Eli Keszler presents his solo full length Icons, sees the dexterous percussionist evoke the mood of watching raindrops slide down the window while gazing out at a deserted city that might never be coming back as before. It’s a modern retelling of fourth world jazz — or, perhaps, no world at all.
Mike Paradinas brings us the first solo work created under his µ-Ziq alias since 2013. Scurlage is quite simply a victory lap thrown down by a singular producer, featuring the signature emotive melodies conjured from soft synths and scuttling drums. This is the µ-Ziq sound rebooted and retooled to both satiate a classic audience and greet a new one.

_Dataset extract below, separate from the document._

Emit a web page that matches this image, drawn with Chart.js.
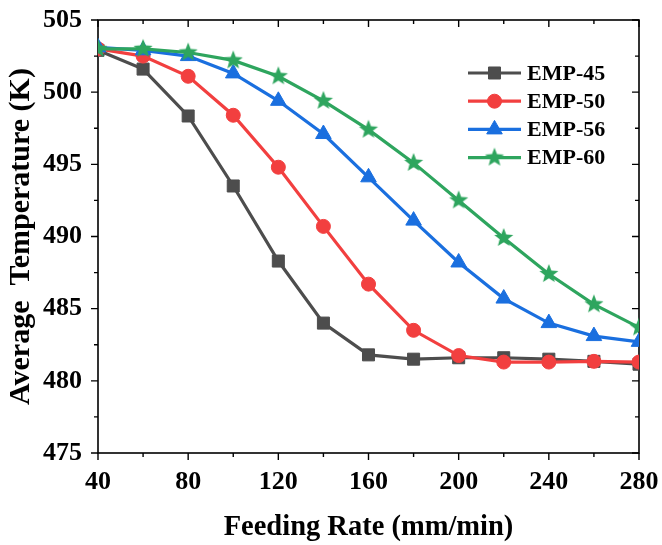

Alongside all this, composer Maxwell Sterling's debut flush on the label arrived in springtime, seemingly timed for the green shoots of global recovery. It hasn’t stopped captivating since. There’s a sense of memory slippage to this LP; somewhat baroque in tone — exceedingly ornate and yet mysteriously melancholic — timbres and melodies collide and combust, simultaneously recalling both electronic-avant-garde approaches and the holy music of the ancients, composed in decaying, cryptic manuscripts.
Meanwhile, the jubilant Hiatus Kaiyote brought us “Mood Valiant” an album which shines with irrepressible unity and a palpable cheer. For most of the dozen songs here, Hiatus Kaiyote paints in brushstrokes of Rhodes piano, warm instrumentation, and steady percussion which has the capacity to explode at a moment’s notice.
Eris Drew seems like she’s been a mainstay of electronic music for much longer than she has, but the DJ-divinations of Chicago’s former best-kept secret have now reached a wider audience than anyone might have predicted. The faintest amount of exposure quickly explains why. As far as a leading shaman for the current generation goes, Eris can’t be beat. Quivering In Time articulates why: by tapping into and nurturing dance music’s roots, she allows a vibrant new branch to grow.
Lastly, but by no means least, Copenhagen duo Smerz’ artistic gestation over the past few years has resulted in a hybridised style of R&B harmonies, full-throttle club beats and ornate orchestral flourish. All this adds up to “Believer”, one of the most original albums we heard all 2021.
For some, music can be a way to escape our reality and to turn on, tune in and drop out, but for others, it is a medium to provoke, educate, and turn up. Whatever you need from your listening experience, we hope that you can find something rewarding in these albums and enjoy them as much as we do.